The data-driven deep active subspace method for aerodynamic prediction and analysis

The Active Subspace Method (ASM) struggles with gradient computation, making it challenging to determine reduced-dimensional subspace directions and limiting its effectiveness. To address this, this paper introduces the Deep Active Subspace Method (DASM) for aerodynamic prediction. By integrating Schmidt orthogonalization with deep neural networks, DASM formulates subspace directions as a specialized weight update mechanism and solves the reduced-dimensional subspace through backpropagation. DASM is validated against the Kriging model and ASM-Kriging reduced-order model. In transonic drag coefficient prediction for the RAE 2822 airfoil, DASM reduces design variables from 18 to 3 while achieving a 2.1% prediction error, outperforming ASM-Kriging (8.76%) and Kriging (3.94%).
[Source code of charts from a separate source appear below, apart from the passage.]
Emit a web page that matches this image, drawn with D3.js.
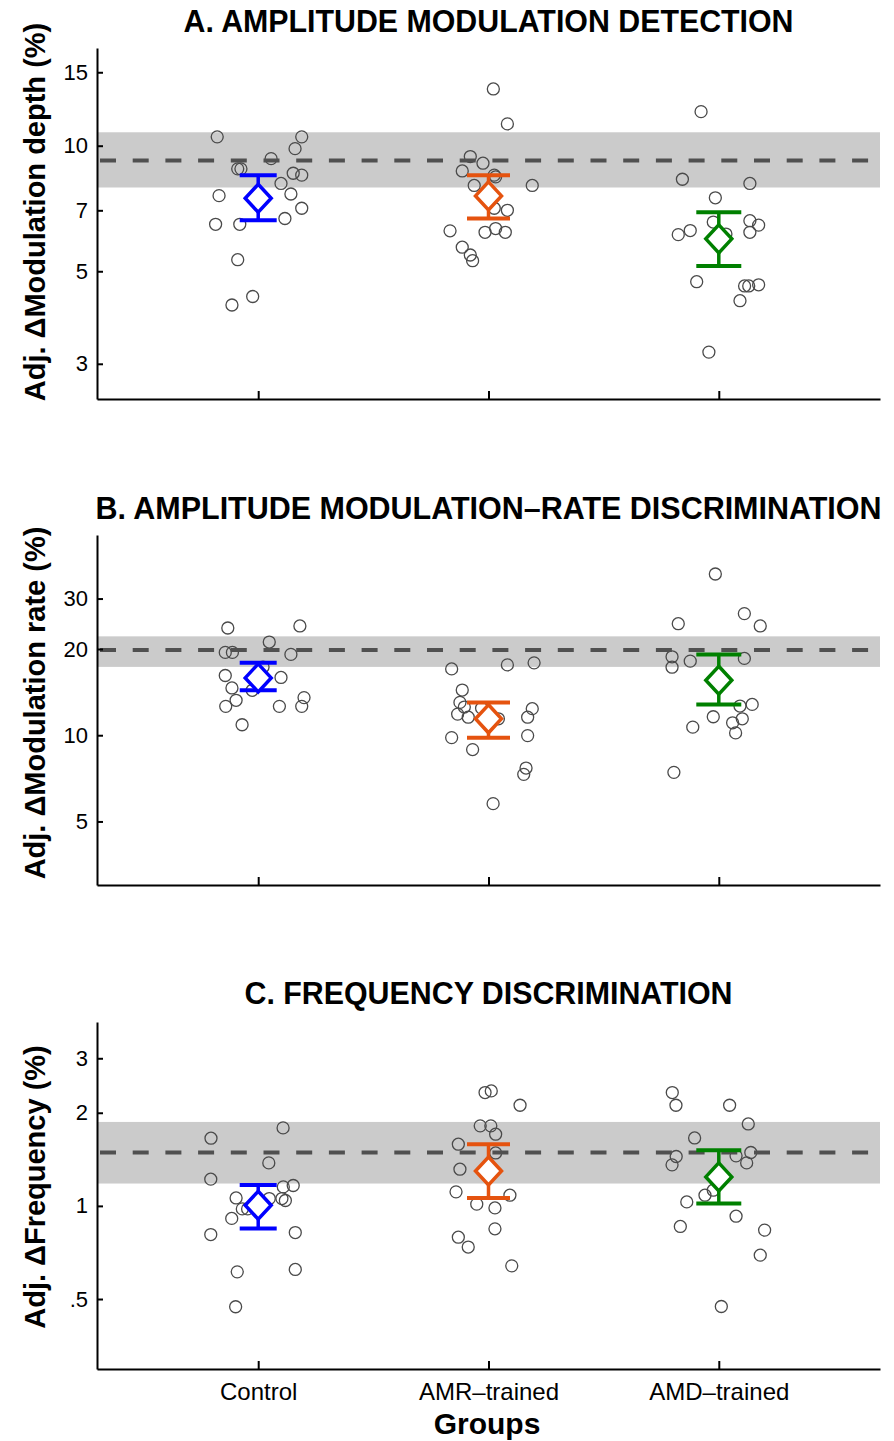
<!DOCTYPE html>
<html>
<head>
  <title>Adjusted thresholds by group</title>
  <script src="https://d3js.org/d3.v7.min.js"></script>
  <style>
    body { margin: 0; background: #fff; }
    text { font-family: "Liberation Sans", Arial, Helvetica, sans-serif; }
  </style>
</head>
<body>
<script type="text/javascript">
  var w = 894;
  var h = 1441;

  // groups on the x axis
  var groups = ["Control", "AMR\u2013trained", "AMD\u2013trained"];
  var groupColors = ["#0000ff", "#e5530f", "#008000"];

  // A. amplitude modulation detection (% depth), one list per group
  var depthValues = [
    [10.5, 10.5, 9.84, 9.31, 8.80, 8.80, 8.59, 8.50, 8.12, 7.59, 7.66, 7.08, 6.69, 6.48, 6.48, 5.33, 4.35, 4.15],
    [13.68, 11.28, 9.42, 9.08, 8.70, 8.50, 8.42, 8.03, 8.03, 7.08, 7.00, 6.25, 6.20, 6.33, 6.20, 5.71, 5.47, 5.30],
    [12.07, 8.31, 8.12, 7.50, 6.56, 6.14, 6.26, 6.12, 6.61, 6.45, 6.20, 4.72, 4.61, 4.61, 4.64, 4.25, 3.20]
  ];
  var depthJitter = [
    [-0.178, 0.189, 0.160, 0.056, -0.089, -0.075, 0.152, 0.189, 0.099, -0.170, 0.142, 0.189, 0.116, -0.185, -0.080, -0.089, -0.024, -0.114],
    [0.021, 0.082, -0.079, -0.024, -0.114, 0.025, 0.031, -0.062, 0.190, 0.025, 0.082, -0.167, -0.015, 0.031, 0.073, -0.114, -0.079, -0.069],
    [-0.077, -0.158, 0.135, -0.015, -0.024, 0.031, -0.124, -0.176, 0.135, 0.173, 0.135, -0.096, 0.112, 0.130, 0.173, 0.092, -0.043]
  ];
  var depthMeans = [7.48, 7.58, 5.98];
  var depthLow = [6.63, 6.69, 5.15];
  var depthHigh = [8.50, 8.50, 6.93];
  var depthBand = [7.94, 10.77];
  var depthRef = 9.21;
  var depthTicks = [3, 5, 7, 10, 15];

  // B. amplitude modulation-rate discrimination (% rate)
  var rateValues = [
    [23.68, 24.07, 21.15, 19.46, 19.46, 19.15, 16.16, 15.91, 14.62, 14.35, 13.24, 13.53, 12.61, 12.61, 12.61, 10.88, 17.3],
    [17.04, 17.60, 17.89, 14.38, 13.02, 12.54, 11.85, 11.56, 12.43, 11.41, 12.38, 11.56, 9.97, 9.81, 8.91, 7.68, 7.30, 5.77],
    [36.54, 26.58, 24.07, 24.51, 18.78, 17.28, 18.14, 18.54, 12.64, 12.81, 11.60, 11.41, 11.05, 10.19, 10.67, 7.42]
  ];
  var rateJitter = [
    [-0.132, 0.181, 0.048, -0.143, -0.112, 0.142, -0.143, 0.099, -0.114, -0.026, -0.096, 0.199, -0.141, 0.092, 0.189, -0.070, 0.021],
    [-0.160, 0.082, 0.198, -0.114, -0.124, -0.105, -0.134, -0.088, -0.030, 0.043, 0.190, 0.170, 0.170, -0.160, -0.069, 0.163, 0.153, 0.020],
    [-0.015, 0.111, 0.180, -0.176, -0.203, -0.203, -0.124, 0.111, 0.092, 0.145, -0.024, 0.102, 0.060, 0.073, -0.113, -0.195]
  ];
  var rateMeans = [15.85, 11.41, 15.56];
  var rateLow = [14.35, 9.79, 12.81];
  var rateHigh = [17.89, 13.02, 19.15];
  var rateBand = [17.32, 22.14];
  var rateRef = 19.83;
  var rateTicks = [5, 10, 20, 30];

  // C. frequency discrimination (% frequency)
  var freqValues = [
    [1.787, 1.655, 1.377, 1.220, 1.164, 1.152, 1.061, 1.056, 1.056, 1.041, 0.978, 0.978, 0.911, 0.808, 0.820, 0.612, 0.623, 0.472],
    [2.325, 2.353, 2.115, 1.814, 1.814, 1.705, 1.583, 1.483, 1.314, 1.110, 1.083, 1.013, 0.985, 0.843, 0.792, 0.736, 0.640],
    [2.325, 2.115, 2.115, 1.840, 1.658, 1.444, 1.357, 1.451, 1.488, 1.377, 1.083, 1.124, 1.030, 0.926, 0.858, 0.835, 0.693, 0.473]
  ];
  var freqJitter = [
    [0.108, -0.205, 0.046, -0.206, 0.152, 0.109, -0.096, 0.048, 0.103, 0.118, -0.069, -0.046, -0.115, -0.206, 0.161, -0.091, 0.161, -0.098],
    [-0.015, 0.012, 0.137, -0.036, 0.010, 0.031, -0.131, 0.031, -0.124, -0.141, 0.093, -0.051, 0.028, 0.028, -0.131, -0.088, 0.101],
    [-0.202, -0.186, 0.047, 0.128, -0.105, -0.185, -0.203, 0.075, 0.139, 0.121, -0.060, -0.024, -0.139, 0.075, -0.167, 0.199, 0.180, 0.011]
  ];
  var freqMeans = [1.005, 1.297, 1.241];
  var freqLow = [0.845, 1.061, 1.018];
  var freqHigh = [1.169, 1.583, 1.514];
  var freqBand = [1.181, 1.868];
  var freqRef = 1.488;
  var freqTicks = [0.5, 1, 2, 3];
  var freqTickLabels = [".5", "1", "2", "3"];

  var panels = [
    { title: "A. AMPLITUDE MODULATION DETECTION", ylabel: "Adj. \u0394Modulation depth (%)",
      top: 48, bottom: 399, domain: [2.47, 17.15], titleY: 32, titleW: 610, labelY: 212,
      values: depthValues, jitter: depthJitter, means: depthMeans, low: depthLow, high: depthHigh,
      band: depthBand, ref: depthRef, ticks: depthTicks, fmt: function(d) { return d; } },
    { title: "B. AMPLITUDE MODULATION\u2013RATE DISCRIMINATION", ylabel: "Adj. \u0394Modulation rate (%)",
      top: 535, bottom: 885, domain: [3, 50], titleY: 519, titleW: 786, labelY: 703,
      values: rateValues, jitter: rateJitter, means: rateMeans, low: rateLow, high: rateHigh,
      band: rateBand, ref: rateRef, ticks: rateTicks, fmt: function(d) { return d; } },
    { title: "C. FREQUENCY DISCRIMINATION", ylabel: "Adj. \u0394Frequency (%)",
      top: 1022, bottom: 1369, domain: [0.297, 3.93], titleY: 1004, titleW: 488, labelY: 1187,
      values: freqValues, jitter: freqJitter, means: freqMeans, low: freqLow, high: freqHigh,
      band: freqBand, ref: freqRef, ticks: freqTicks,
      fmt: function(d, i) { return freqTickLabels[i]; }, xlabels: true }
  ];

  var capWidths = [37, 43, 45];

  var svg = d3.select("body").append("svg")
    .attr("width", w)
    .attr("height", h);

  var x = d3.scaleLinear().domain([0.3, 3.7]).range([97, 880]);

  panels.forEach(function(p) {
    var y = d3.scaleLog().domain(p.domain).range([p.bottom, p.top]);
    var g = svg.append("g");

    // normal range band and reference line
    g.append("rect")
      .attr("x", x(0.3))
      .attr("width", x(3.7) - x(0.3))
      .attr("y", y(p.band[1]))
      .attr("height", y(p.band[0]) - y(p.band[1]))
      .attr("fill", "#cbcbcb");

    // individual listeners
    p.values.forEach(function(vals, gi) {
      g.selectAll(null)
        .data(vals)
        .enter()
        .append("circle")
        .attr("cx", function(d, i) { return x(gi + 1 + p.jitter[gi][i]); })
        .attr("cy", function(d) { return y(d); })
        .attr("r", 6)
        .attr("fill", "none")
        .attr("stroke", "#4a4a4a")
        .attr("stroke-width", 1.3);
    });

    g.append("line")
      .attr("x1", x(0.3) + 3)
      .attr("x2", x(3.7) - 4)
      .attr("y1", y(p.ref))
      .attr("y2", y(p.ref))
      .attr("stroke", "#505050")
      .attr("stroke-width", 4)
      .attr("stroke-dasharray", "16,16.7");

    // group means with error bars
    p.means.forEach(function(m, gi) {
      var cx = x(gi + 1);
      var col = groupColors[gi];
      var cw = capWidths[gi] / 2;
      g.append("line")
        .attr("x1", cx).attr("x2", cx)
        .attr("y1", y(p.high[gi])).attr("y2", y(p.low[gi]))
        .attr("stroke", col).attr("stroke-width", 3.5);
      [p.high[gi], p.low[gi]].forEach(function(v) {
        g.append("line")
          .attr("x1", cx - cw).attr("x2", cx + cw)
          .attr("y1", y(v)).attr("y2", y(v))
          .attr("stroke", col).attr("stroke-width", 4);
      });
      var cy = y(m);
      g.append("path")
        .attr("d", "M" + cx + "," + (cy - 14) + "L" + (cx + 13) + "," + cy +
          "L" + cx + "," + (cy + 14) + "L" + (cx - 13) + "," + cy + "Z")
        .attr("fill", "#fff")
        .attr("stroke", col)
        .attr("stroke-width", 3.5)
        .attr("stroke-linejoin", "miter");
    });

    // axes
    var yAxis = g.append("g")
      .attr("transform", "translate(" + x(0.3) + ",0)")
      .call(d3.axisLeft(y).tickValues(p.ticks).tickFormat(p.fmt)
        .tickSizeInner(-6).tickSizeOuter(0).tickPadding(9));
    yAxis.selectAll("text").attr("font-size", 22).attr("fill", "#000")
      .style("font-family", "'Liberation Sans', Arial, sans-serif");

    var xAxis = g.append("g")
      .attr("transform", "translate(0," + p.bottom + ")")
      .call(d3.axisBottom(x).tickValues([1, 2, 3])
        .tickFormat(function(d, i) { return p.xlabels ? groups[i] : ""; })
        .tickSizeInner(-8).tickSizeOuter(0).tickPadding(14));
    xAxis.selectAll("text").attr("font-size", 24).attr("fill", "#000")
      .style("font-family", "'Liberation Sans', Arial, sans-serif");

    g.selectAll(".domain, .tick line")
      .attr("stroke", "#000")
      .attr("stroke-width", 2);

    // titles, slightly condensed like the original
    g.append("text")
      .attr("x", 488.5)
      .attr("y", p.titleY)
      .attr("text-anchor", "middle")
      .attr("font-size", 31)
      .attr("font-weight", "bold")
      .attr("textLength", p.titleW)
      .attr("lengthAdjust", "spacingAndGlyphs")
      .text(p.title);

    g.append("text")
      .attr("transform", "translate(45," + p.labelY + ") rotate(-90)")
      .attr("text-anchor", "middle")
      .attr("font-size", 29)
      .attr("font-weight", "bold")
      .text(p.ylabel);
  });

  svg.append("text")
    .attr("x", 487)
    .attr("y", 1434)
    .attr("text-anchor", "middle")
    .attr("font-size", 30)
    .attr("font-weight", "bold")
    .text("Groups");
</script>
</body>
</html>
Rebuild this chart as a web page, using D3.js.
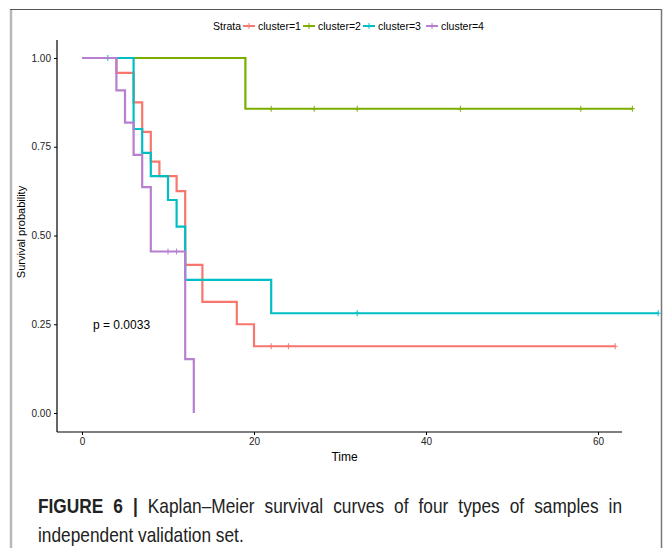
<!DOCTYPE html>
<html>
<head>
<meta charset="utf-8">
<script src="https://cdn.jsdelivr.net/npm/d3@7"></script>
<style>
  body { margin: 0; background: #fff; }
  svg text { font-family: "Liberation Sans", Arial, sans-serif; }
</style>
</head>
<body>
<div id="chart"></div>
<script>
// strata and colours
const strata = ["cluster=1", "cluster=2", "cluster=3", "cluster=4"];
const colors = ["#F8766D", "#7CAE00", "#00BFC4", "#B87FD0"];

// step times and survival estimates
const times1 = [0, 4, 6, 7, 8, 9, 11, 12, 14, 18, 20, 62];
const surv1 = [1, 0.958, 0.875, 0.792, 0.708, 0.667, 0.625, 0.417, 0.313, 0.25, 0.188, 0.188];
const censor1 = [22, 24, 62];

const times2 = [0, 19, 64];
const surv2 = [1, 0.857, 0.857];
const censor2 = [22, 27, 32, 44, 58, 64];

const times3 = [0, 6, 7, 8, 10, 11, 12, 22, 67];
const surv3 = [1, 0.8, 0.733, 0.667, 0.6, 0.525, 0.375, 0.281, 0.281];
const censor3 = [3, 32, 67];

const times4 = [0, 4, 5, 6, 7, 8, 12, 13];
const surv4 = [1, 0.909, 0.818, 0.727, 0.636, 0.455, 0.152, 0];
const censor4 = [10, 11];

const xTicks = [0, 20, 40, 60];
const yTicks = [0, 0.25, 0.5, 0.75, 1];
const pValue = "p = 0.0033";

const curves = [
    {times: times1, surv: surv1, censor: censor1},
    {times: times2, surv: surv2, censor: censor2},
    {times: times3, surv: surv3, censor: censor3},
    {times: times4, surv: surv4, censor: censor4}
];

const width = 664, height = 548;

const svg = d3.select("#chart").append("svg")
    .attr("width", width).attr("height", height);

// figure frame
svg.append("line").attr("x1", 11).attr("x2", 11).attr("y1", 9).attr("y2", height)
    .attr("stroke", "#b8b8b8").attr("stroke-width", 2.5);
svg.append("line").attr("x1", 10).attr("x2", 662).attr("y1", 9.5).attr("y2", 9.5)
    .attr("stroke", "#555").attr("stroke-width", 1.2);
svg.append("line").attr("x1", 661.5).attr("x2", 661.5).attr("y1", 9).attr("y2", height)
    .attr("stroke", "#777").attr("stroke-width", 1.5);

const x = d3.scaleLinear().domain([0, 60]).range([82, 598]);
const y = d3.scaleLinear().domain([0, 1]).range([413, 58]);

const axisLeft = 57, axisBottom = 432, axisTop = 40, axisRight = 622;

// axes
const yAxis = svg.append("g").attr("transform", `translate(${axisLeft},0)`)
    .call(d3.axisLeft(y).tickValues(yTicks).tickFormat(d3.format(".2f")).tickSize(3).tickPadding(3));
yAxis.select(".domain").attr("d", `M0,${axisTop}V${axisBottom}`).attr("stroke-width", 1.2);

const xAxis = svg.append("g").attr("transform", `translate(0,${axisBottom})`)
    .call(d3.axisBottom(x).tickValues(xTicks).tickSize(3).tickPadding(3));
xAxis.select(".domain").attr("d", `M${axisLeft},0H${axisRight}`).attr("stroke-width", 1.2);

svg.selectAll(".tick text").attr("font-size", 10).attr("fill", "#222")
    .style("font-family", "'Liberation Sans', Arial, sans-serif");

svg.append("text").attr("x", (axisLeft + axisRight) / 2 + 5).attr("y", 461)
    .attr("text-anchor", "middle").attr("font-size", 12).text("Time");

svg.append("text").attr("transform", `translate(25,${(axisTop + axisBottom) / 2 - 4}) rotate(-90)`)
    .attr("text-anchor", "middle").attr("font-size", 11).text("Survival probability");

// survival curves, strata order so cluster=4 ends on top
const line = d3.line().x(d => x(d[0])).y(d => y(d[1])).curve(d3.curveStepAfter);

curves.forEach((c, i) => {
    const pts = c.times.map((t, j) => [t, c.surv[j]]);
    svg.append("path").attr("d", line(pts))
        .attr("fill", "none").attr("stroke", colors[i]).attr("stroke-width", 2.2);

    // censor marks
    const survAt = t => {
        let s = 1;
        c.times.forEach((tt, j) => { if (tt <= t) s = c.surv[j]; });
        return s;
    };
    svg.selectAll(null).data(c.censor).join("path")
        .attr("d", t => `M${x(t)},${y(survAt(t)) - 3}v6M${x(t) - 2.5},${y(survAt(t))}h5`)
        .attr("stroke", colors[i]).attr("stroke-width", 1);
});

svg.append("text").attr("x", 93).attr("y", 329).attr("font-size", 12).text(pValue);

// legend
const legend = svg.append("g").attr("transform", "translate(0,30)");
legend.append("text").attr("x", 213).attr("y", 0).attr("font-size", 10.5).text("Strata");
const legX = [249, 309, 369, 432];
strata.forEach((s, i) => {
    const g = legend.append("g").attr("transform", `translate(${legX[i]},-4)`);
    g.append("path").attr("d", "M-6,0h12").attr("stroke", colors[i]).attr("stroke-width", 2);
    g.append("path").attr("d", "M0,-3v6").attr("stroke", colors[i]).attr("stroke-width", 1);
    g.append("text").attr("x", 9).attr("y", 4).attr("font-size", 10.5).text(s);
});

// caption, squeezed horizontally to look like the condensed journal font
const capScale = 0.865;
const capG = svg.append("g").attr("transform", `translate(38,0) scale(${capScale},1)`)
    .style("font-family", "'Liberation Sans', Arial, sans-serif").attr("fill", "#222");
const cap = capG.append("text").attr("x", 0).attr("y", 513).attr("font-size", 20);
cap.append("tspan").attr("font-weight", "bold").text("FIGURE 6 | ");
cap.append("tspan").text("Kaplan\u2013Meier survival curves of four types of samples in");
capG.append("text").attr("x", 0).attr("y", 542).attr("font-size", 20)
    .text("independent validation set.");

// first line is justified to the right margin
const target = (622 - 38) / capScale;
const w = cap.node().getComputedTextLength();
const nSpaces = (cap.text().match(/ /g) || []).length;
cap.attr("word-spacing", Math.max(0, (target - w) / nSpaces));
</script>
</body>
</html>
For the ONERA M6 and SACCON flying wing, DASM reduces 42 and 48 geometric variables to 1, respectively. Unlike ASM, DASM flexibly adjusts subspace dimensionality based on design needs. Increasing M6's subspace from 1 to 3 improves drag prediction to 1.56%, surpassing ASM-Kriging (3.97%) and Kriging (2.92%). A global sensitivity analysis shows DASM more accurately captures aerodynamic sensitivities, enhancing shape optimization by identifying key design variables. When combined with optimization algorithms, DASM accelerates convergence to the global optimum, demonstrating its potential for aerodynamic design.